Task goal: Find the lines with the string "this" and return them.

Data for the task:
☆ ☆ ☆
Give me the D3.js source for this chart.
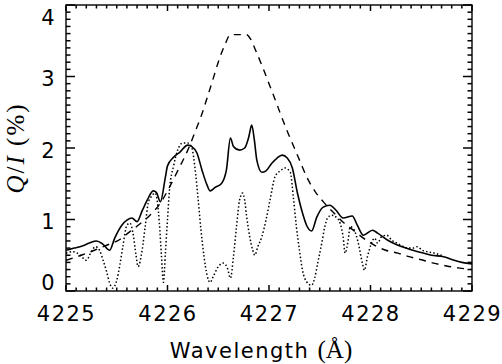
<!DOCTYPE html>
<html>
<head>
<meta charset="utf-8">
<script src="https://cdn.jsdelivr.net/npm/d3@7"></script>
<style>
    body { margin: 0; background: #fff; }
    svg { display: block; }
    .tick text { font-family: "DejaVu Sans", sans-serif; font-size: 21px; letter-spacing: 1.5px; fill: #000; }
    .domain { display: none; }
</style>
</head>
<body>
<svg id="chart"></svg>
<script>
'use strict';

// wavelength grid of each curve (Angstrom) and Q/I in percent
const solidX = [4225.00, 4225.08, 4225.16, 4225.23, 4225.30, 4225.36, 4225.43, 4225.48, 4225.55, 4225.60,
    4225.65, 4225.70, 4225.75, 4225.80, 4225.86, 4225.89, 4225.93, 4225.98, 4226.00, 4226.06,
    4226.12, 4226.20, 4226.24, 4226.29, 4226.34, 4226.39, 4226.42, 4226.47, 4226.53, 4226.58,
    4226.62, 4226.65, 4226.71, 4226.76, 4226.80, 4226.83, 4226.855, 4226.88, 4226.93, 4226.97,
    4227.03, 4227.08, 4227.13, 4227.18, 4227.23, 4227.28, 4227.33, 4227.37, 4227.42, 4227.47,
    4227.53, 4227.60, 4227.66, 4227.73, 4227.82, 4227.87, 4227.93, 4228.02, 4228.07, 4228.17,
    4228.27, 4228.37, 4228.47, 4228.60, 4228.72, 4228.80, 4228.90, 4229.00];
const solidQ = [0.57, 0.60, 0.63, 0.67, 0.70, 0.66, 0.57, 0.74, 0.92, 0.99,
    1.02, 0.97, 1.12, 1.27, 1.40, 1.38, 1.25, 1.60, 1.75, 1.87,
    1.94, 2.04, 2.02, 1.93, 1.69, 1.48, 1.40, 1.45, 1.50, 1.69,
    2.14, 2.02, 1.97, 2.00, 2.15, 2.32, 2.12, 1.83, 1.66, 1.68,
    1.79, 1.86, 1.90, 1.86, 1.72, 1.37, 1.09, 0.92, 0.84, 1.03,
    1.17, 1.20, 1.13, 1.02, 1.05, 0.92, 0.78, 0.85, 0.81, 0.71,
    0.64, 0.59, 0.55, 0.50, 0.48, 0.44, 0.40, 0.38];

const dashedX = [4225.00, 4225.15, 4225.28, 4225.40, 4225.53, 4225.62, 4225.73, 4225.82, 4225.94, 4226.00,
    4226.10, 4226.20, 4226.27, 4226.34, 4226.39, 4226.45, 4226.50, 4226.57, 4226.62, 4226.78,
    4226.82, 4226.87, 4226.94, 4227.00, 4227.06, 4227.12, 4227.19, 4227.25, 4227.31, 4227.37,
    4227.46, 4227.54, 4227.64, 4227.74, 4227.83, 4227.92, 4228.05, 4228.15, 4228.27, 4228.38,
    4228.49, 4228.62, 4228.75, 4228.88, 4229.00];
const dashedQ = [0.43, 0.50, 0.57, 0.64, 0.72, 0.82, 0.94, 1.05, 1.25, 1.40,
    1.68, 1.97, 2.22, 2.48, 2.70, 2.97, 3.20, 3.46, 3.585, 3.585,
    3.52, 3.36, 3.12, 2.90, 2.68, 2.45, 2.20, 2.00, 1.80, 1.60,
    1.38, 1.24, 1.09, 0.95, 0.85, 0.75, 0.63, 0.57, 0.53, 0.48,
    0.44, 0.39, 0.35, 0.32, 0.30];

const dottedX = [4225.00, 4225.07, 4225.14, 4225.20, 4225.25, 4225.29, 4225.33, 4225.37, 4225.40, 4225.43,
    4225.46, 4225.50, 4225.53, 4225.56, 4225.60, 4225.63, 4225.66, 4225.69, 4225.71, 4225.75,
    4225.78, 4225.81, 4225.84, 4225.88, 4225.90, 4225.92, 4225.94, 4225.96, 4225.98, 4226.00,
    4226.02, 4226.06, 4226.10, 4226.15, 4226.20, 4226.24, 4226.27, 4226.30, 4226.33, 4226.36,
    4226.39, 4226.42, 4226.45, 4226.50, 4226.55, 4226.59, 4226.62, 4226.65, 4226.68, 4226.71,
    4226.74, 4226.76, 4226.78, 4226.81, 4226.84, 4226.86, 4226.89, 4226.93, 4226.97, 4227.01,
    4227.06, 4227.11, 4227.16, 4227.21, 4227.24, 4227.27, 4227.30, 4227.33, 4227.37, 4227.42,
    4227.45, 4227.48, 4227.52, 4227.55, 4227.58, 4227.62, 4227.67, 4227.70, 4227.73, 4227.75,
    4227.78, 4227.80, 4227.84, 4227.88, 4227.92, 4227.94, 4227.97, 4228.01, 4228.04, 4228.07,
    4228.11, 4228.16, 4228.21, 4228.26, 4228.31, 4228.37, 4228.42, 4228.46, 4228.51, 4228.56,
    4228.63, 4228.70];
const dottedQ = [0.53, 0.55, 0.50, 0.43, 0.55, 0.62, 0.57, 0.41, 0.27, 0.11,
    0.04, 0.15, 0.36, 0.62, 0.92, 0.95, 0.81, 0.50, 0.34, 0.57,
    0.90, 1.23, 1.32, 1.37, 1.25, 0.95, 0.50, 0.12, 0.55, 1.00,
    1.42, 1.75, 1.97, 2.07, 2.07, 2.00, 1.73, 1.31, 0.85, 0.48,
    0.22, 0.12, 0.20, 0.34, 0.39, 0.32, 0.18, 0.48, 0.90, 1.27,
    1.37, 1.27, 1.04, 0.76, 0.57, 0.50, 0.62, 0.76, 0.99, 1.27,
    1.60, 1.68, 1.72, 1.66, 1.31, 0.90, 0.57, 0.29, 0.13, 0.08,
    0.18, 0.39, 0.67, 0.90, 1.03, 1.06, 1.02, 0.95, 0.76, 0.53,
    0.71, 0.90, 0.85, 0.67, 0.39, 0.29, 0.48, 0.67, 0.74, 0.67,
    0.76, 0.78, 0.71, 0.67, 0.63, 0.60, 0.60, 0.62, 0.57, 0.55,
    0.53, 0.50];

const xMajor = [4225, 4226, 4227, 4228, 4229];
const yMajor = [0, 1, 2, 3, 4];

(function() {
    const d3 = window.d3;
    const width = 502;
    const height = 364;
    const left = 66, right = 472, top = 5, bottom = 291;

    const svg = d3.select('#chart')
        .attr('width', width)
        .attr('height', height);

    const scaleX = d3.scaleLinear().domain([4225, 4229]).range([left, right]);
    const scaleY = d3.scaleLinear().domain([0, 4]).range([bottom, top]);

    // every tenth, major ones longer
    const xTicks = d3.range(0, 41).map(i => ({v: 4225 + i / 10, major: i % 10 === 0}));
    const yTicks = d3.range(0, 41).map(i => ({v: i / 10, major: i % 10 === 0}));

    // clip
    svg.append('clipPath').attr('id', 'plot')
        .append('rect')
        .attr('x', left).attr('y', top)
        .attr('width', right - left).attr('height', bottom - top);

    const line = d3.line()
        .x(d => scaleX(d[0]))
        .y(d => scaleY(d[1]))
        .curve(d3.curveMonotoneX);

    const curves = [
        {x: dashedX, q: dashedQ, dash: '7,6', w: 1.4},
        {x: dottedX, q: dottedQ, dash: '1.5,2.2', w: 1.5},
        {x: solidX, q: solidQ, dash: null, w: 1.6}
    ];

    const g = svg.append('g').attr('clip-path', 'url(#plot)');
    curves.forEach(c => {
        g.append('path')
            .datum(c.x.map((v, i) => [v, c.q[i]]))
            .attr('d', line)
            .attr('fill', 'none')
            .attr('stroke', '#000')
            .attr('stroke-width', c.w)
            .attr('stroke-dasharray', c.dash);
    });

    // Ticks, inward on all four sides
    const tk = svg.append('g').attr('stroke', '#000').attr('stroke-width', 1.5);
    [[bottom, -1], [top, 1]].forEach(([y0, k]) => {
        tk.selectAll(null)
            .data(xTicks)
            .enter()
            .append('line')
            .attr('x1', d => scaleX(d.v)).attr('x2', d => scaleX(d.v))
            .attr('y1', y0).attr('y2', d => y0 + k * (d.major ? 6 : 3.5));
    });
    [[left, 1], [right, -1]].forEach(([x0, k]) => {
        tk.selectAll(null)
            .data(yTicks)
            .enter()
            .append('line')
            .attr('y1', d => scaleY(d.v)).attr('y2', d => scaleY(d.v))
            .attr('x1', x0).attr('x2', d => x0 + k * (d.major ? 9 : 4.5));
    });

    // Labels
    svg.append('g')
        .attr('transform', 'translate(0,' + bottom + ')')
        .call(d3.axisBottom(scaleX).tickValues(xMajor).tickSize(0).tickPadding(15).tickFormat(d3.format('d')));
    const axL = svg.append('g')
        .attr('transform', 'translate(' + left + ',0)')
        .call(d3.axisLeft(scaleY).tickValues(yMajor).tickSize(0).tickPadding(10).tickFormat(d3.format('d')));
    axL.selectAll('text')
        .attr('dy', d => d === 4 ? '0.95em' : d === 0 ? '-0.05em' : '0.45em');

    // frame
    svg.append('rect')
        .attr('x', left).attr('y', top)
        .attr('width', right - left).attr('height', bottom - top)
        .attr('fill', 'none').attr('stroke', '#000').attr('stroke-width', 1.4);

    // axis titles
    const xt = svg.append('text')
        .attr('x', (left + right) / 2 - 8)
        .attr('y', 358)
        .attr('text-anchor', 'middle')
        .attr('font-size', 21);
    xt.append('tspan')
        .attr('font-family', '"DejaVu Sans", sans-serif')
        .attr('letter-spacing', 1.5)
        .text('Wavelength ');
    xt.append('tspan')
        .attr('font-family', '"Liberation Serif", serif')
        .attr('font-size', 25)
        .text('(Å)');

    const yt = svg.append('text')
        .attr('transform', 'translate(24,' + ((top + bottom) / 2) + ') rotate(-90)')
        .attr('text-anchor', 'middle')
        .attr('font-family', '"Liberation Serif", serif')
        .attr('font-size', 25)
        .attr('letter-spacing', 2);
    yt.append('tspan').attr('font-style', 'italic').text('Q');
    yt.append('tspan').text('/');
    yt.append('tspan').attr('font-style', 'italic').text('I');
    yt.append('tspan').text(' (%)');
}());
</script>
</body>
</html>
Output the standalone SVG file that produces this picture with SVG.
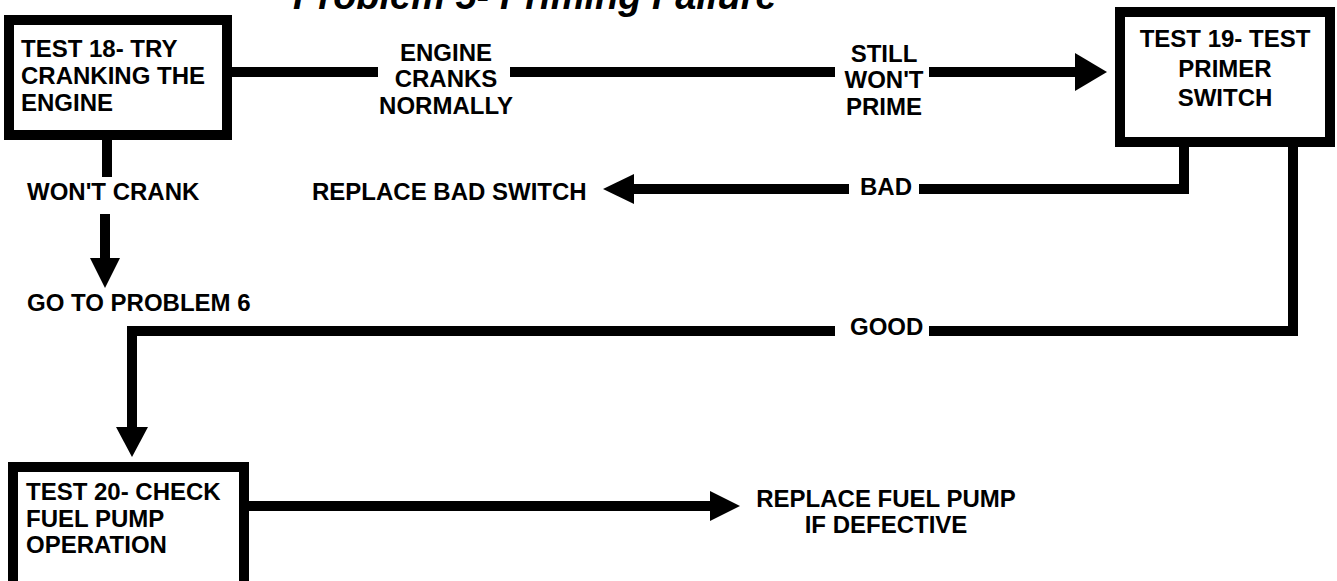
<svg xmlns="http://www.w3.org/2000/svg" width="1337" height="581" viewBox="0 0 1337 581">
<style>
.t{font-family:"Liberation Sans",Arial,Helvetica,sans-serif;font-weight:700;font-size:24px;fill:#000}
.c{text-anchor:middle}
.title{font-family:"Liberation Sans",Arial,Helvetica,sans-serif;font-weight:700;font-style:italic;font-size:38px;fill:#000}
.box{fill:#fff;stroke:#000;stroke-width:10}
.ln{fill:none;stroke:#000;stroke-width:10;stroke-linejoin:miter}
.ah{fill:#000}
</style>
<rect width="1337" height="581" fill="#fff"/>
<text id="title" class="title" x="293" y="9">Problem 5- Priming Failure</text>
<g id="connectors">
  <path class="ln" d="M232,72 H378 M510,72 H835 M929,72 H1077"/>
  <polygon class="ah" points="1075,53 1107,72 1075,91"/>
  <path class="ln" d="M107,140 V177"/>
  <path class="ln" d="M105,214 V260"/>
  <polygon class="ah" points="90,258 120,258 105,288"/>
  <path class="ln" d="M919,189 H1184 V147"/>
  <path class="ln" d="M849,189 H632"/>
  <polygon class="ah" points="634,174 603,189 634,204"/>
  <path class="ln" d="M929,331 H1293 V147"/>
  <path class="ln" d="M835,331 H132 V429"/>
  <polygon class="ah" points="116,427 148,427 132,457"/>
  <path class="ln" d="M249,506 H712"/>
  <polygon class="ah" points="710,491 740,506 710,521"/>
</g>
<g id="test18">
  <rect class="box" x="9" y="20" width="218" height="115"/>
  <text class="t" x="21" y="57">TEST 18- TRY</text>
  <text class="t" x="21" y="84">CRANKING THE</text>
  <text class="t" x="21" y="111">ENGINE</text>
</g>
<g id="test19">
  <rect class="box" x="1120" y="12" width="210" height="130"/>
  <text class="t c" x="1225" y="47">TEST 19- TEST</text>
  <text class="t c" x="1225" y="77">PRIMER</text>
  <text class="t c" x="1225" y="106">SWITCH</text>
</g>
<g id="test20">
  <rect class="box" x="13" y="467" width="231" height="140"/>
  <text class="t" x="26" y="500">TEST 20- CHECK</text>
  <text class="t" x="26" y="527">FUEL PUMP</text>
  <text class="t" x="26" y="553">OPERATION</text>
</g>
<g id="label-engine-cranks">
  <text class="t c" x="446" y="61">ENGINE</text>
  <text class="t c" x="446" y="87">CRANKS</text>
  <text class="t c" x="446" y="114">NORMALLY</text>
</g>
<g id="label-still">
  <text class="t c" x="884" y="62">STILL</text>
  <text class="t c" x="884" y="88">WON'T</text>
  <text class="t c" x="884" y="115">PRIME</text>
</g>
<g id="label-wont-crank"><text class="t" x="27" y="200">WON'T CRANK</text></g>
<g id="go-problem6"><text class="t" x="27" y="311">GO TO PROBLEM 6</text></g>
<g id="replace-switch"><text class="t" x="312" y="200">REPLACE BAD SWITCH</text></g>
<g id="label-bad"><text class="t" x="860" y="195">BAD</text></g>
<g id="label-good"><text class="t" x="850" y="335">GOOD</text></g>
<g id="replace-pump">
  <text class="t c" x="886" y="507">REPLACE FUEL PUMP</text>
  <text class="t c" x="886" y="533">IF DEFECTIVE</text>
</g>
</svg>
☆ ☆ ☆
Written answer:
Give me the D3.js source for this chart.
Output the standalone SVG file that produces this picture with SVG.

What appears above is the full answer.